The spare instrumentation feeds into the themes of loneliness, and Vernon’s multi-tracked falsetto conjured all kinds of haunting emotions. When he decided to release the album, without a label, in 2007, Vernon adopted the nom de plume Bon Iver (French for “good winter”). Thus, a breakup album became an origin story for a guy who has become one of the leading singer/songwriters of his generation.

[RELATED: 5 of the Best Bon Iver Lyrics]

2. Sea Change by Beck (2002)

The album title of Beck’s eighth full-length LP reflects the altered direction his music would take on the record. To be fair, he had gone the quiet folk path occasionally prior to that (most notably on Mutations in 1998). But Sea Change was a concerted effort to make a more introspective, confessional album than we were used to hearing from the guy famous for “Loser” and “Where It’s At.”

A breakup of a long-term relationship was the impetus for a series of songs that dug deep into the before-and-after of such a rupture.
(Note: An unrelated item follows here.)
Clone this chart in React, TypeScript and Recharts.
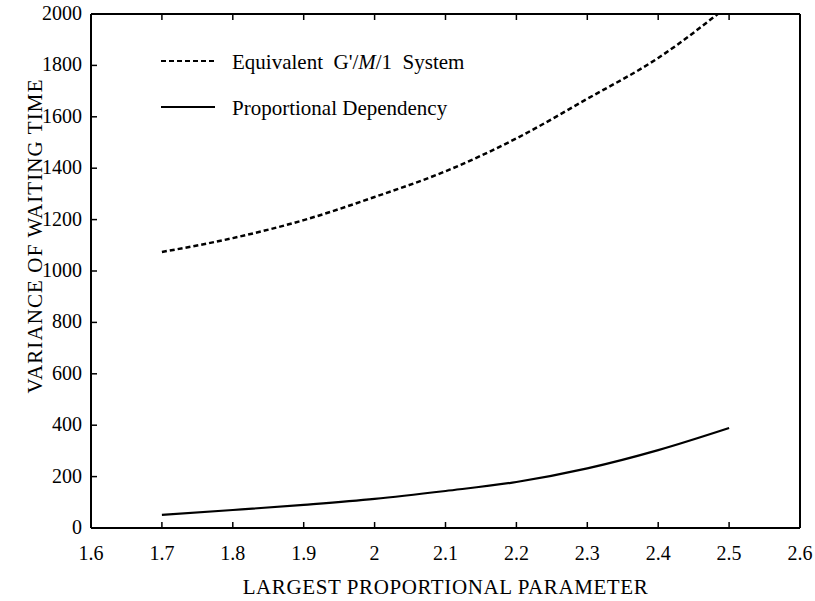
import React from "react"
import { LineChart, Line, XAxis, YAxis, Label, Customized } from "recharts"

const parameters = [1.7, 1.8, 1.9, 2.0, 2.1, 2.2, 2.3, 2.4, 2.5]
const equivalentSystem = [1074, 1128, 1198, 1288, 1388, 1516, 1670, 1829, 2035]
const proportionalDependency = [51, 70, 90, 113, 144, 179, 232, 303, 389]

const xTicks = [1.6, 1.7, 1.8, 1.9, 2.0, 2.1, 2.2, 2.3, 2.4, 2.5, 2.6]
const yTicks = [0, 200, 400, 600, 800, 1000, 1200, 1400, 1600, 1800, 2000]

const series = [
  { key: "equivalent", label: "Equivalent G'/M/1 System", dash: "5 3" },
  { key: "proportional", label: "Proportional Dependency", dash: undefined },
]

const data = parameters.map((p, i) => ({
  p,
  equivalent: equivalentSystem[i],
  proportional: proportionalDependency[i],
}))

const FONT = "'Liberation Serif', 'DejaVu Serif', serif"
const textStyle = { fontFamily: FONT, fill: "#000" }
const TICK_LEN = 6
// axis sizes: left axis 91 wide, top axis 14 high
const LEFT_W = 91
const TOP_H = 14

const fmtX = (v: number) => (Math.round(v * 10) / 10).toString()

function BottomTick({ x, y, payload }: any) {
  return (
    <g>
      <line x1={x} x2={x} y1={y} y2={y - TICK_LEN} stroke="#000" strokeWidth={1.5} />
      <text x={x} y={y + 32} textAnchor="middle" style={{ ...textStyle, fontSize: 20 }}>
        {fmtX(payload.value)}
      </text>
    </g>
  )
}

function TopTick({ x, y }: any) {
  return <line x1={x} x2={x} y1={y} y2={y + TICK_LEN} stroke="#000" strokeWidth={1.5} />
}

function LeftTick({ x, y, payload }: any) {
  return (
    <g>
      <line x1={x} x2={x + TICK_LEN} y1={y} y2={y} stroke="#000" strokeWidth={1.5} />
      <text x={x - 9} y={y + 6} textAnchor="end" style={{ ...textStyle, fontSize: 20 }}>
        {payload.value}
      </text>
    </g>
  )
}

function RightTick({ x, y }: any) {
  return <line x1={x} x2={x - TICK_LEN} y1={y} y2={y} stroke="#000" strokeWidth={1.5} />
}

function LegendBox() {
  const left = LEFT_W + 70
  const top = TOP_H + 47
  return (
    <g>
      {series.map((s, i) => {
        const y = top + i * 46
        return (
          <g key={s.key}>
            <line x1={left} x2={left + 54} y1={y} y2={y} stroke="#000" strokeWidth={2} strokeDasharray={s.dash} />
            <text x={left + 71} y={y + 8} style={{ ...textStyle, fontSize: 21 }}>
              {s.key === "equivalent" ? (
                <>
                  Equivalent&#160; G'/<tspan style={{ fontStyle: "italic" }}>M</tspan>/1&#160; System
                </>
              ) : (
                s.label
              )}
            </text>
          </g>
        )
      })}
    </g>
  )
}

export default function App() {
  return (
    <div style={{ position: "absolute", left: 0, top: 0, background: "#fff" }}>
      <LineChart width={815} height={601} data={data} margin={{ top: 0, right: 0, bottom: 0, left: 0 }}>
        <XAxis
          xAxisId="bottom"
          dataKey="p"
          type="number"
          domain={[1.6, 2.6]}
          ticks={xTicks}
          height={73}
          tickSize={0}
          tickMargin={0}
          tickLine={false}
          axisLine={{ stroke: "#000", strokeWidth: 2 }}
          tick={<BottomTick />}
          interval={0}
        >
          <Label
            content={({ viewBox }: any) => (
              <text
                x={viewBox.x + viewBox.width / 2}
                y={viewBox.y + 66}
                textAnchor="middle"
                style={{ ...textStyle, fontSize: 21, letterSpacing: 0.6 }}
              >
                LARGEST PROPORTIONAL PARAMETER
              </text>
            )}
          />
        </XAxis>
        <XAxis
          xAxisId="top"
          dataKey="p"
          type="number"
          orientation="top"
          domain={[1.6, 2.6]}
          ticks={xTicks}
          height={TOP_H}
          tickSize={0}
          tickMargin={0}
          tickLine={false}
          axisLine={{ stroke: "#000", strokeWidth: 2 }}
          tick={<TopTick />}
          interval={0}
        />
        <YAxis
          yAxisId="left"
          type="number"
          domain={[0, 2000]}
          ticks={yTicks}
          allowDataOverflow
          width={LEFT_W}
          tickSize={0}
          tickMargin={0}
          tickLine={false}
          axisLine={{ stroke: "#000", strokeWidth: 2 }}
          tick={<LeftTick />}
          interval={0}
        >
          <Label
            content={() => (
              <text
                x={0}
                y={0}
                transform="translate(42, 236) rotate(-90)"
                textAnchor="middle"
                style={{ ...textStyle, fontSize: 21, letterSpacing: 1.1 }}
              >
                VARIANCE OF WAITING TIME
              </text>
            )}
          />
        </YAxis>
        <YAxis
          yAxisId="right"
          orientation="right"
          type="number"
          domain={[0, 2000]}
          ticks={yTicks}
          width={15}
          tickSize={0}
          tickMargin={0}
          tickLine={false}
          axisLine={{ stroke: "#000", strokeWidth: 2 }}
          tick={<RightTick />}
          interval={0}
        />
        {series.map((s) => (
          <Line
            key={s.key}
            xAxisId="bottom"
            yAxisId="left"
            type="monotone"
            dataKey={s.key}
            name={s.label}
            stroke="#000"
            strokeWidth={s.dash ? 2.5 : 2.2}
            strokeDasharray={s.dash}
            dot={false}
            activeDot={false}
            isAnimationActive={false}
          />
        ))}
        <Customized component={LegendBox} />
      </LineChart>
    </div>
  )
}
Producer Nigel Godrich and Beck found a sonic template that allowed the artist to project more serious emotional content without losing his identity. Songs like “Guess I’m Doing Fine” and “Lost Cause” are top-shelf weepers, and the entirety of Sea Change sustains the melancholy mood as well as one of Frank Sinatra’s “lonely” theme albums from the ‘50s.

3. Tunnel of Love by Bruce Springsteen (1987)

“Thanks Juli” reads a note on the back sleeve of Bruce Springsteen’s follow-up to the massive Born in the U.S.A. The “Juli” in question was Julianne Phillips, the actress Springsteen married in 1985. Despite the gratitude for his new wife, much of Tunnel of Love finds the Boss exploring matters of the heart, and it proves to be mostly inhospitable territory.

Opening single “Brilliant Disguise” depicts two people who find the only way they can sustain their love match is to completely deceive each other about who they really are. The title track uses the old carnival ride as a metaphor for the murkiest waters and darkest catacombs of a relationship. Songs like “Two Faces,” “One Step Up,” and “Cautious Man” paint similarly pessimistic portraits of domestic bliss. Springsteen and Phillips divorced in 1988. Though neither has ever commented on the marriage, this album seems to say it all about why their union was doomed.

4. Shoot Out the Lights by Richard and Linda Thompson (1982)

This celebrated duo was at the tail end of both a marriage and a fruitful musical partnership when they recorded the songs for Shoot Out the Lights. As was the case with Tunnel of Love, the breakup didn’t happen until after the album was released. Yet the raw emotions that play about the album certainly foreshadow the eventual outcome.

Because the pair shared singing duties, the album comes off as a dialogue of sorts, one last chance for each to make themselves heard before it’s all over. Even though Richard did the writing, he ensures that tracks like “Walking on a Wire” and “Just the Motion” allow Linda to get her point across. The final track, “Wall of Death,” is a kind of joyous farewell, as the pair surmise that the thrill of the ride was worth the heartbreak in the end.

5. Blood on the Tracks by Bob Dylan (1975)

The architect of perhaps the greatest of all breakup albums claimed that it wasn’t at all about his marriage to Sara, which would end two years after the album’s release. Dylan also wondered how anybody could willingly listen to the pain he projected throughout the record.

But he misses the point. We sit through Blood on the Tracks to follow his insight and honesty as he details the ups and downs of this fracturing union. From the colossal hurt and anger of “Idiot Wind” to the devastating sorrow of “If You See Her, Say Hello,” there isn’t an unexplored emotion on the album. It’s a tour de force that still stings and amazes after all these years, and is on the very short list of Dylan’s greatest artistic triumphs.